Pada bagian paparan yang disampaikannya, Prof Dr. Amsal Bakhtiar, MA, mengemukakan bahwa diperlukan pemikiran mendalam dalam membangun perguruan tinggi. Kejelasan mengenai visi mengenai apa yang akan dilakukan untuk menjadikan perguruan tinggi ini menjadi institusi yang berwibawa dan mempunyai keunggulan. Kejelasan dan kelurusan nawaitu (niat) harus mendapat perhatian yang sungguh-sungguh.
Perguruan tinggi perlu ditempatkan tidak hanya sebatas tempat berlangsungnya pendidikan, tetapi sebagai proses membangun peradaban. Kalau perguruan tinggi hanya sebagai proses pendidikan, maka prosesnya akan terbatas pada pencapaian gelar dan pemerolehan pekerjaan. Pendidikan tinggi harus ditempatkan sebagai pusat peradaban. Kesadaran ini perlu ditanamkan secara berkelanjutan kepada sivitas akademika sehingga mendorong terjadinya transformasi kesadaran. Menurut Direktur Diktis terdapat empat pilar peradaban. Keempat filar tersebut merupakan prasyarat minimal.

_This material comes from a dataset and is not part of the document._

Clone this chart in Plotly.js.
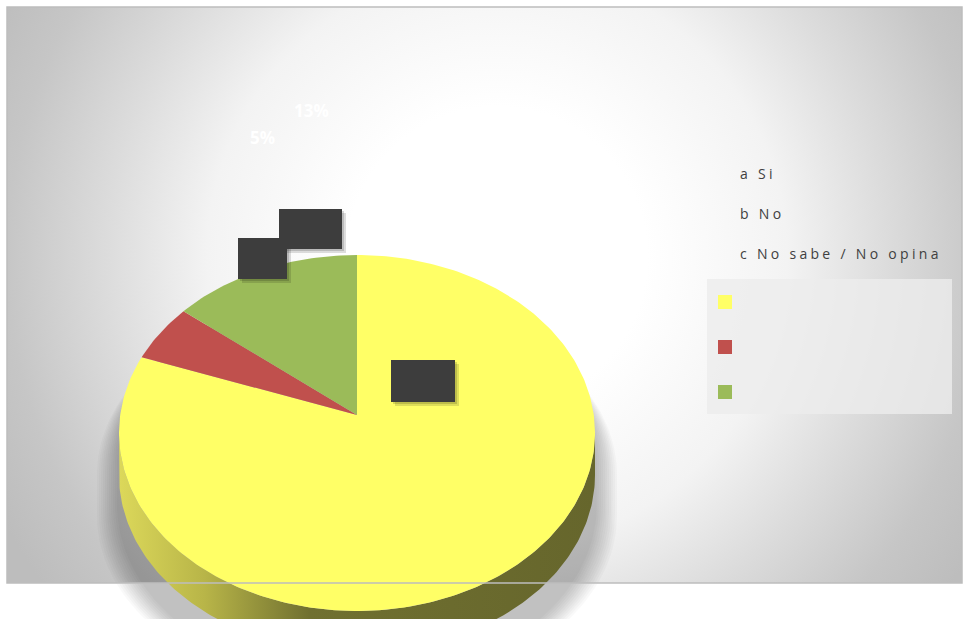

Keempat pilarnya adalah kemajuan ilmu dan teknologi; kemajuan dalam bidang ekonomi; ketangguhan militer; dan rampingnya birokrasi. Mengacu pada sejarah ummat manusia, pilar pertama menjadi landasan untuk pengembangan pilar-pilar lainnya. Dimulai dari Yunani Kuno yang melahirkan tokoh dan filosuf kenamaan pra masehi, kemunculan peradaban Islam pada abad ke-8, dan kebangkitan peradaban Barat pada abad pertengahan. Pada masing-masing peradaban tersebut, kemajuan ilmu pengetahuan menjadi perangkat penting yang menghasilkan teknologi yang berperan penting dalam menghasilkan revolusi dalam berbagai aspek kehidupan manusia.(*)
tuntutlah ilmu sampai negeri china, supaya tidak seperti katak dalam tempurung.